## Do this
Search the material for the string "document", then return every line where it is found.
# start of Collected material
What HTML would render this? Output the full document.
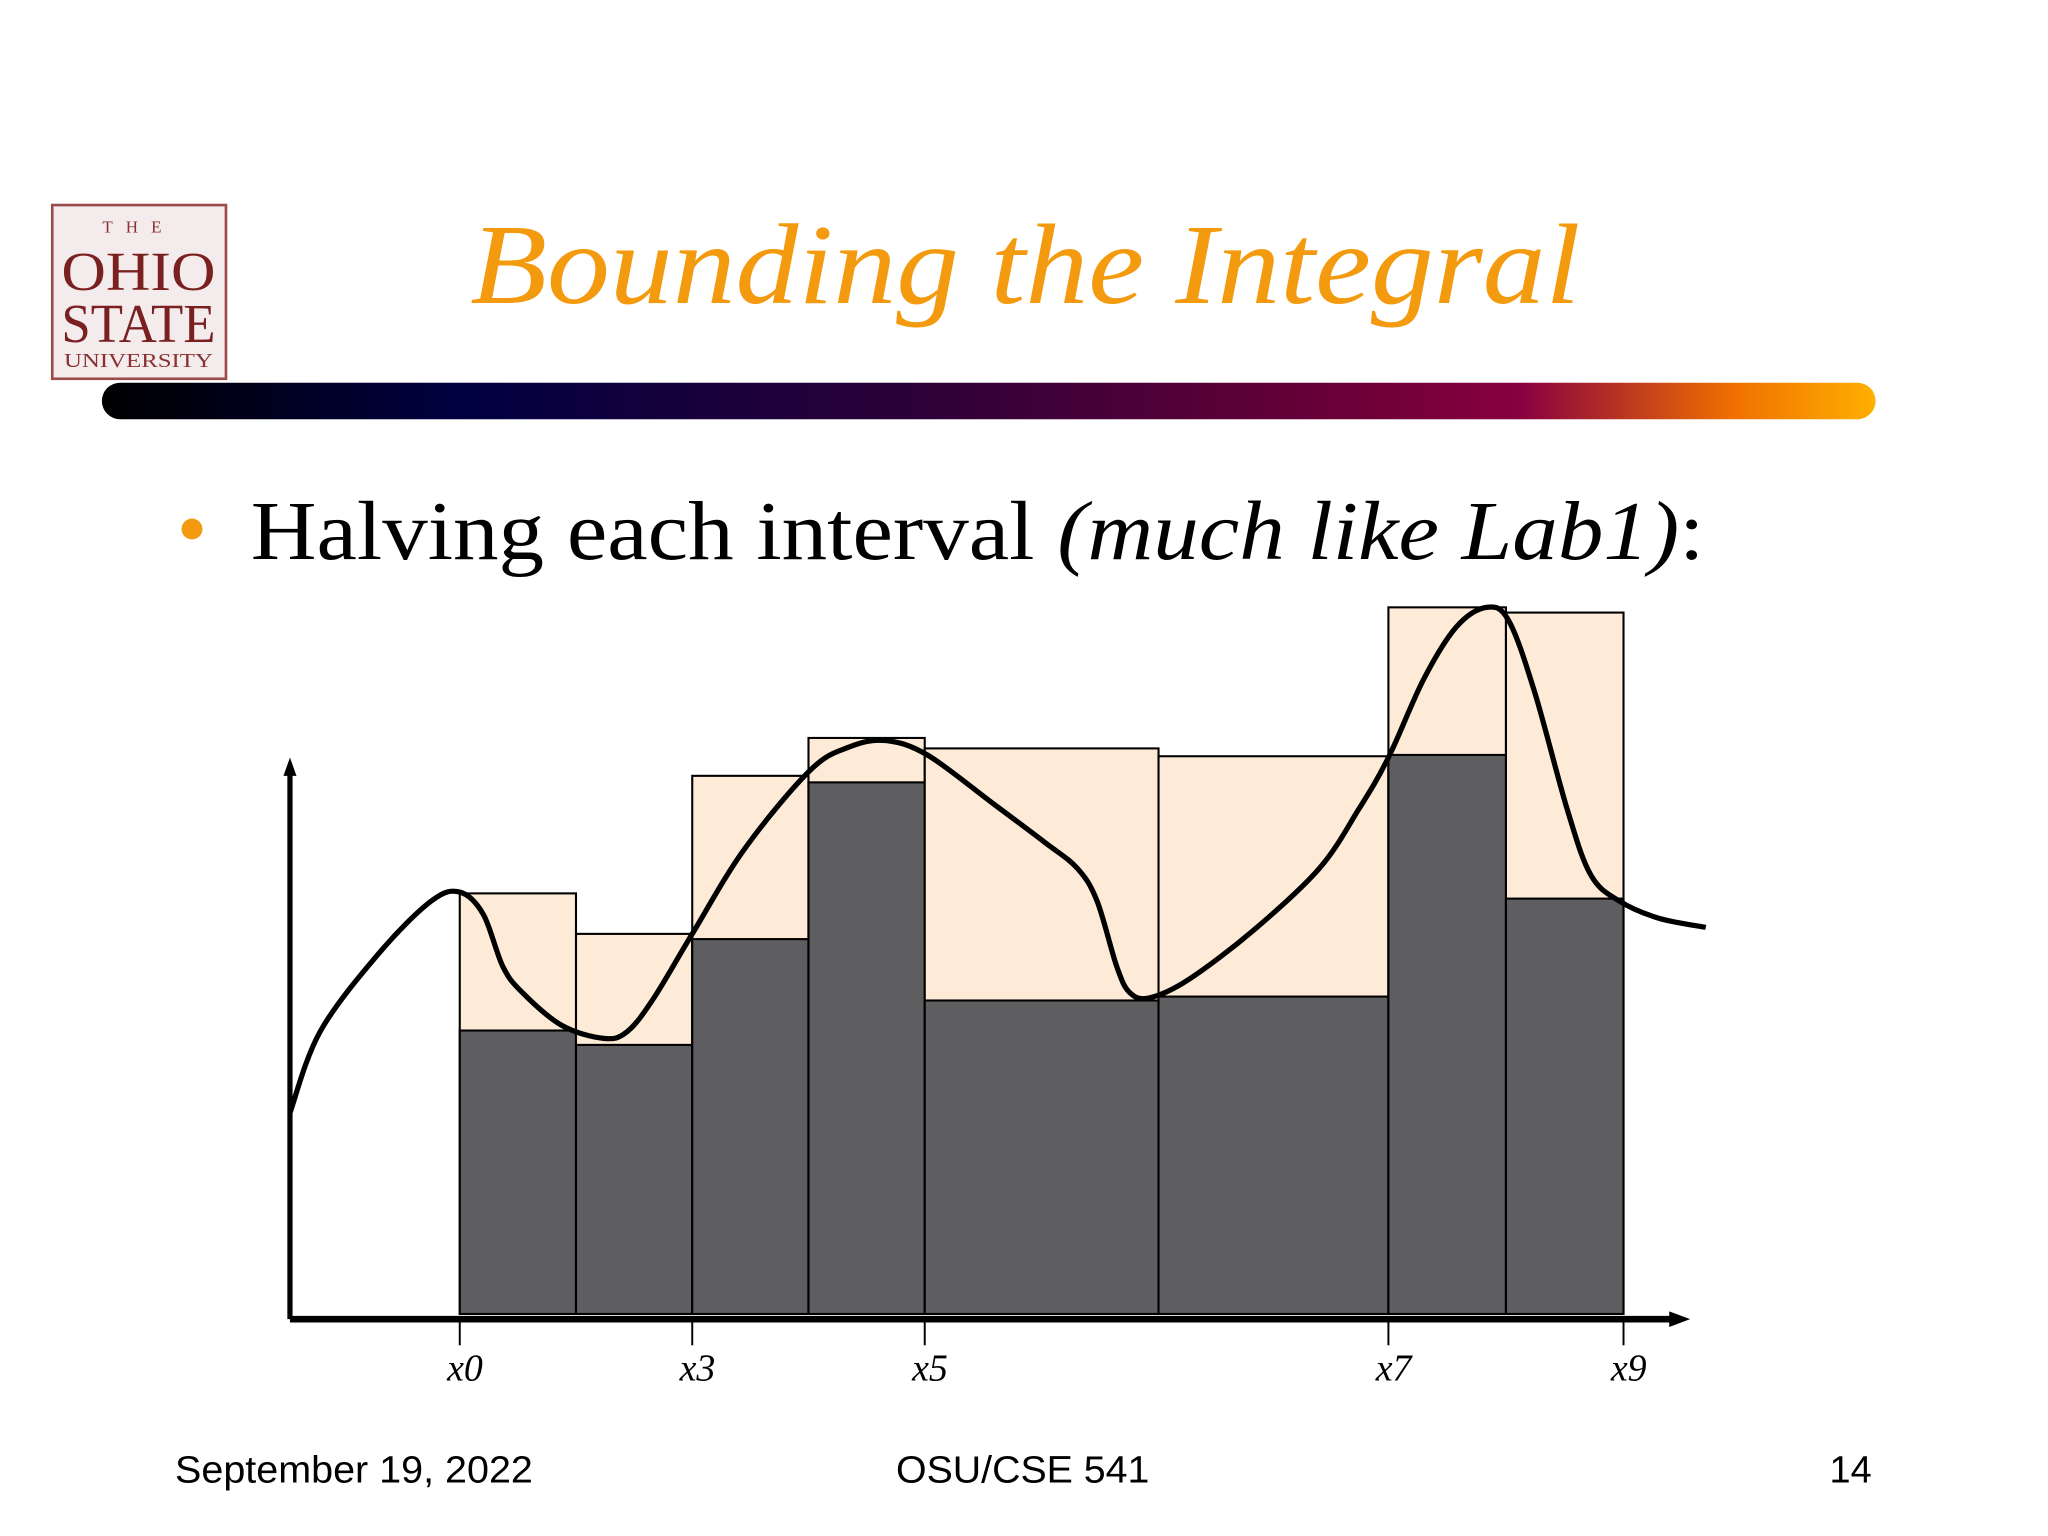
<!DOCTYPE html>
<html><head><meta charset="utf-8"><style>
html,body{margin:0;padding:0;background:#fff;}
svg{display:block;}
</style></head><body>
<svg id="slide" width="2048" height="1536" viewBox="0 0 1568 1176" xmlns="http://www.w3.org/2000/svg">
<defs>
<linearGradient id="bar" x1="0" x2="1" y1="0" y2="0">
<stop offset="0" stop-color="#000"/>
<stop offset="0.2" stop-color="#000040"/>
<stop offset="0.45" stop-color="#2a0038"/>
<stop offset="0.72" stop-color="#700038"/>
<stop offset="0.8" stop-color="#880040"/>
<stop offset="0.92" stop-color="#f07000"/>
<stop offset="1" stop-color="#ffb000"/>
</linearGradient>
</defs>
<g>
<rect x="40" y="157" width="133" height="133" fill="#f4ecec" stroke="#9a4a4a" stroke-width="2"/>
<text x="106" y="178" font-family="Liberation Serif, serif" font-size="13" fill="#8a3030" text-anchor="middle" letter-spacing="10">THE</text>
<text x="106" y="222" font-family="Liberation Serif, serif" font-size="42" fill="#7a2020" text-anchor="middle" textLength="118" lengthAdjust="spacingAndGlyphs">OHIO</text>
<text x="106" y="262" font-family="Liberation Serif, serif" font-size="42" fill="#7a2020" text-anchor="middle" textLength="118" lengthAdjust="spacingAndGlyphs">STATE</text>
<text x="106" y="281" font-family="Liberation Serif, serif" font-size="15" fill="#8a3030" text-anchor="middle" textLength="114" lengthAdjust="spacingAndGlyphs">UNIVERSITY</text>
</g>
<text x="360" y="232" font-family="Liberation Serif, serif" font-style="italic" font-size="88" fill="#f39a0f" textLength="850" lengthAdjust="spacingAndGlyphs">Bounding the Integral</text>
<rect x="78" y="293" width="1358" height="28" rx="14" fill="url(#bar)"/>
<circle cx="147" cy="405" r="8" fill="#f39a0f"/>
<text x="192" y="428" font-family="Liberation Serif, serif" font-size="64" fill="#000" textLength="1113" lengthAdjust="spacingAndGlyphs">Halving each interval <tspan font-style="italic">(much like Lab1)</tspan>:</text>
<g id="chart"></g>
<text x="134" y="1135" font-family="Liberation Sans, sans-serif" font-size="29" fill="#000" textLength="274" lengthAdjust="spacingAndGlyphs">September 19, 2022</text>
<text x="686" y="1135" font-family="Liberation Sans, sans-serif" font-size="29" fill="#000" textLength="194" lengthAdjust="spacingAndGlyphs">OSU/CSE 541</text>
<text x="1433" y="1135" font-family="Liberation Sans, sans-serif" font-size="29" fill="#000" text-anchor="end">14</text>
</svg>
<script>
const edges = [1.30, 2.19, 3.08, 3.97, 4.86, 6.65, 8.41, 9.31, 10.21];
const upperVals = [3.22, 2.91, 4.12, 4.41, 4.33, 4.27, 5.41, 5.37];
const lowerVals = [2.17, 2.06, 2.87, 4.07, 2.40, 2.43, 4.28, 3.18];
const tickIdx = [0, 2, 4, 6, 8];
const tickLabels = ["x0", "x3", "x5", "x7", "x9"];
const curveX = [0, 0.23, 0.68, 1.08, 1.30, 1.48, 1.63, 1.78, 2.08, 2.40, 2.58, 2.78, 3.08, 3.48, 3.98, 4.28, 4.56, 4.88, 5.38, 5.78, 6.03, 6.18, 6.33, 6.43, 6.58, 6.88, 7.38, 7.88, 8.18, 8.41, 8.68, 8.93, 9.16, 9.33, 9.53, 9.78, 9.96, 10.18, 10.48, 10.84];
const curveY = [1.54, 2.16, 2.76, 3.16, 3.23, 3.06, 2.66, 2.46, 2.21, 2.11, 2.16, 2.41, 2.91, 3.56, 4.16, 4.34, 4.39, 4.28, 3.91, 3.61, 3.41, 3.16, 2.66, 2.46, 2.42, 2.56, 2.94, 3.41, 3.86, 4.26, 4.86, 5.26, 5.41, 5.31, 4.76, 3.86, 3.36, 3.16, 3.03, 2.96];

const NS = "http://www.w3.org/2000/svg";
const X0 = 222, YB = 1006;
const xs = v => X0 + v * 100;
const ys = v => YB - v * 100;
const g = document.getElementById('chart');
function mk(tag, attrs) {
  const e = document.createElementNS(NS, tag);
  for (const k in attrs) e.setAttribute(k, attrs[k]);
  g.appendChild(e);
  return e;
}
for (let i = 0; i < upperVals.length; i++) {
  const x = xs(edges[i]), w = xs(edges[i + 1]) - x;
  const u = mk('rect', {x: x, y: ys(upperVals[i]), width: w, height: YB - ys(upperVals[i]), fill: '#fdebd8', stroke: '#000', 'stroke-width': 1.6});
  
  
  const l = mk('rect', {x: x, y: ys(lowerVals[i]), width: w, height: YB - ys(lowerVals[i]), fill: '#5e5e60', stroke: '#000', 'stroke-width': 1.6});
  
  
}
const ya = mk('line', {x1: X0, y1: 1010, x2: X0, y2: 590, stroke: '#000', 'stroke-width': 4});


const yh = mk('path', {d: `M${X0-5},594 L${X0},580 L${X0+5},594 Z`, fill: '#000'});


const xa = mk('line', {x1: X0, y1: 1010, x2: 1282, y2: 1010, stroke: '#000', 'stroke-width': 5});


const xh = mk('path', {d: `M1278,1004 L1294,1010 L1278,1016 Z`, fill: '#000'});


tickIdx.forEach((ti, k) => {
  const x = xs(edges[ti]);
  const t = mk('line', {x1: x, y1: 1010, x2: x, y2: 1030, stroke: '#000', 'stroke-width': 1.5});
  
  
  const tx = mk('text', {x: x + 4, y: 1057, 'font-family': 'Liberation Serif, serif', 'font-style': 'italic', 'font-size': 29, 'text-anchor': 'middle'});
  tx.textContent = tickLabels[k];
  
  
});
const P = curveX.map((x, i) => [xs(x), ys(curveY[i])]);
let d = `M${P[0][0]},${P[0][1]}`;
for (let i = 0; i < P.length - 1; i++) {
  const p0 = P[Math.max(0, i - 1)], p1 = P[i], p2 = P[i + 1], p3 = P[Math.min(P.length - 1, i + 2)];
  const c1 = [p1[0] + (p2[0] - p0[0]) / 6, p1[1] + (p2[1] - p0[1]) / 6];
  const c2 = [p2[0] - (p3[0] - p1[0]) / 6, p2[1] - (p3[1] - p1[1]) / 6];
  d += ` C${c1[0]},${c1[1]} ${c2[0]},${c2[1]} ${p2[0]},${p2[1]}`;
}
const c = mk('path', {d: d, fill: 'none', stroke: '#000', 'stroke-width': 4, 'stroke-linejoin': 'round'});


</script>
</body></html>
# end of Collected material
## Problem solution
What HTML would render this? Output the full document.
const g = document.getElementById('chart');
  const e = document.createElementNS(NS, tag);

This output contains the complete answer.